18 gamers found this review helpful
Don't Starve

What a pleasant surprise

I've been a gamer for more than 20 years now, and of late have been more and more underwelmed with the dumbed-down, me-too clone nature of most modern games. So I got "Don't Starve" on a promo, expecting it to be a little thing with simple graphics but "hey, it's on promo so let's give it a try and support an indie developer". What a great surprise: - It's huge: every time you play a new world gets generated; the developers keep adding new content (for free!); everytime you think you figured out The Trick (to beat the game) it throws you a surprise; it has layer after layer of objectives and goals and suprises and ways to use items and things to beat in this game. - The graphics are just right: simple yet highly satisfying, with the right look mixed in with the right music to create a self-mocking, creepy and dark-humour-filled atmosphere. - The game manages to get the right balance between challange, frustration and reward, pulling you back in again and again to give it another try.
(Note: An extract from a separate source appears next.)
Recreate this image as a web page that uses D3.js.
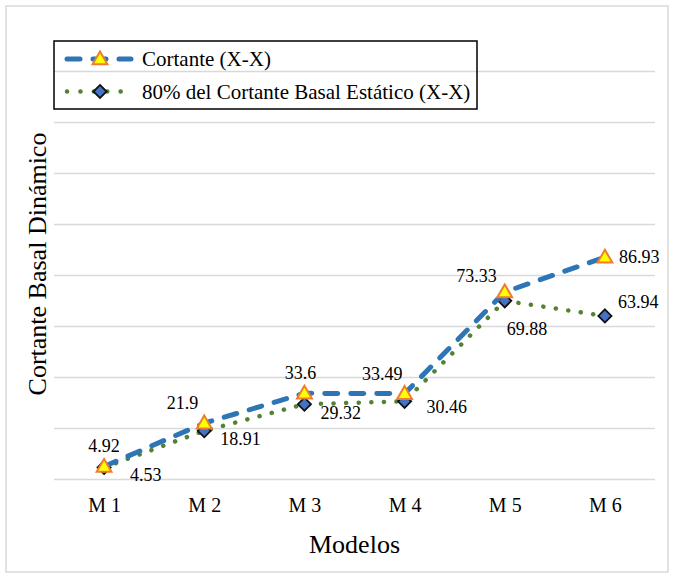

It's basic mechanics might look simple at first glance and yet there are A LOT of unexpected ways to use items and tools which open up whole new venues to try and beat the game (only to be surprised yet again when the game world takes an unexpected turn) Don't Starve is quite a breath of fresh air in the stale world of gaming, more so with a group of developers that actually care for their customers and just keep improving and growing the game for free, a rare thing nowadays.